建設業界における「職人」、そして「現場作業員」という名称は、どちらも工事現場で働く人のことを指す言葉です。
似たような言葉で混同されがちですが、双方には明確な違いがあります。
人によっては使い分けにこだわりが強い場合もあるので、トラブル回避のために覚えておきましょう。
現場作業員という大枠の中に職人がいる
まず現場作業員とは、建設現場で働く人の総称です。対して職人とは、確かな技量と知識・経験をもったその道のプロフェッショナルを指します。
つまり現場作業員という大枠の中に、職人がいるということです。
ここで気になるのが、現場作業員と職人をどうやって区別しているのか、また現場作業員は仕事が下手なのか、という2点でしょう。
結論を述べると、2者を隔てる明確な基準やルールはありません。仕事が上手いと感じた人に対する、「この人は本当に職人だなぁ」といった個人的観測により定めています。
また現場作業員は仕事が下手かというと、そんなことはありません。上述のとおりそもそも明確な基準など無いですし、むしろ職人だからといって現場作業員でなくなるというわけでもないので、仕事が上手い現場作業員ももちろん沢山います。
現場で働く人=現場作業員、その中でもとりわけ仕事が上手い人が職人と呼ばれると覚えましょう。
土木作業員とは?「職人」「現場作業員」との違いは?
職人でも現場作業員でもなく、「土木作業員」という呼ばれ方もあります。
意味合いとしては現場作業員と何も変わりないのですが、この土木作業員という呼称は少し悪いバイアスがかかった言葉です。

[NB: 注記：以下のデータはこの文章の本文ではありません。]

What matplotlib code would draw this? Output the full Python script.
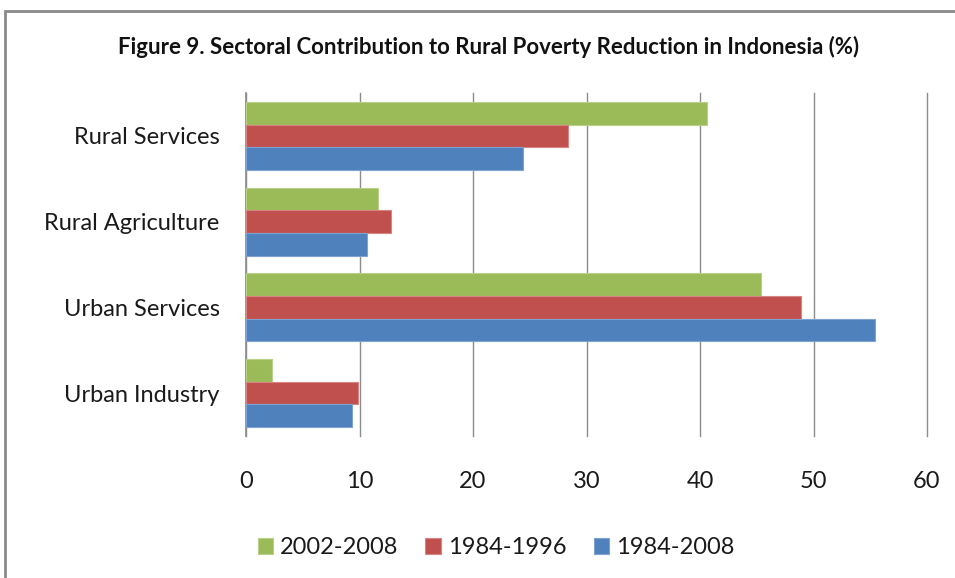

というのも、建設現場の作業員が不祥事を起こした際は、多くのメディアが土木作業員という呼称で報道をします。「土木作業員 事件」などで検索すると、多くのニュースサイトが出てくるので確認してみて下さい。
出典:産経新聞
そのように土木作業員という言葉は、昔からのネガティブバイアスが積み重なった言葉です。一部メディアでは「とび職」「設備業者」といったような表記をしてくれますが、世間一般的にはまだまだ一緒くたに認識されており、悪いイメージが払しょくできていません。
不祥事以外で報道される際は「作業員」であることが多い
一方で事故に遭うなど、不祥事以外では作業員と呼称されます。もちろんこちらも現場作業員と意味合いは同じです。
実際に、安全衛生情報センターでは現場での労働災害事例などをまとめていますが、前章のニュースサイトに対して作業員と記載しています。
出典:安全衛生情報センター
つまりメディアは、悪いことをした現場作業員は「土木作業員」、それ以外で取り上げる場合は「作業員」として使い分けているケースが多いのです。
現場監督からすれば現場作業員の全員が職人
現場監督は現場を指揮し、安全に作業ができるように段取り・調整する仕事です。
その現場監督から見た場合、現場を安全に遂行する作業員は等しくプロフェッショナルであり、全員を職人として扱っています。
実際に各ゼネコンのHPを見てみると現場作業員という表記は少なく、「職人さん」や「職方(しょっかた)さん」とされていることが多いです。
職人と呼ばれることは光栄なこと
よって職人という呼称は、ある種の敬称であるといえるでしょう。
相手からプロフェッショナルだと認められた際に呼ばれるので、職人と呼ばれる=仕事において信頼されているという裏付けでもあるのです。
とくに職人間では、「職人」という言葉の重みがガラッと変わります。職人は負けん気が強く頑固な人が多く、全員が全員自分の仕事にプライドを持っています。
職人の間で職人だと認められることは、これ以上ない名誉だといえるのです。
一人前の職人を目指して日々努力すべし
『お前は大工さんにはなれたけど、まだ職人にはなれていないな』
大工として何でもできるようになり、少し調子に乗り始めたころに大先輩の職人から言われた言葉です。
言われたときは意味が分からず、むしろ「なんだその言い方は。大工さんになれているなら別にいいだろ」と憤慨しました。ですがそこから紆余曲折を経て数年、やっとその意味が分かりました。
仕事を覚えて問題なく出来るようになる程度ではまだまだです。良い物を作ることに限界はないので、日々追求していくことが重要だといえます。
一人前の職人になれるように、妥協せずコツコツと頑張りましょう。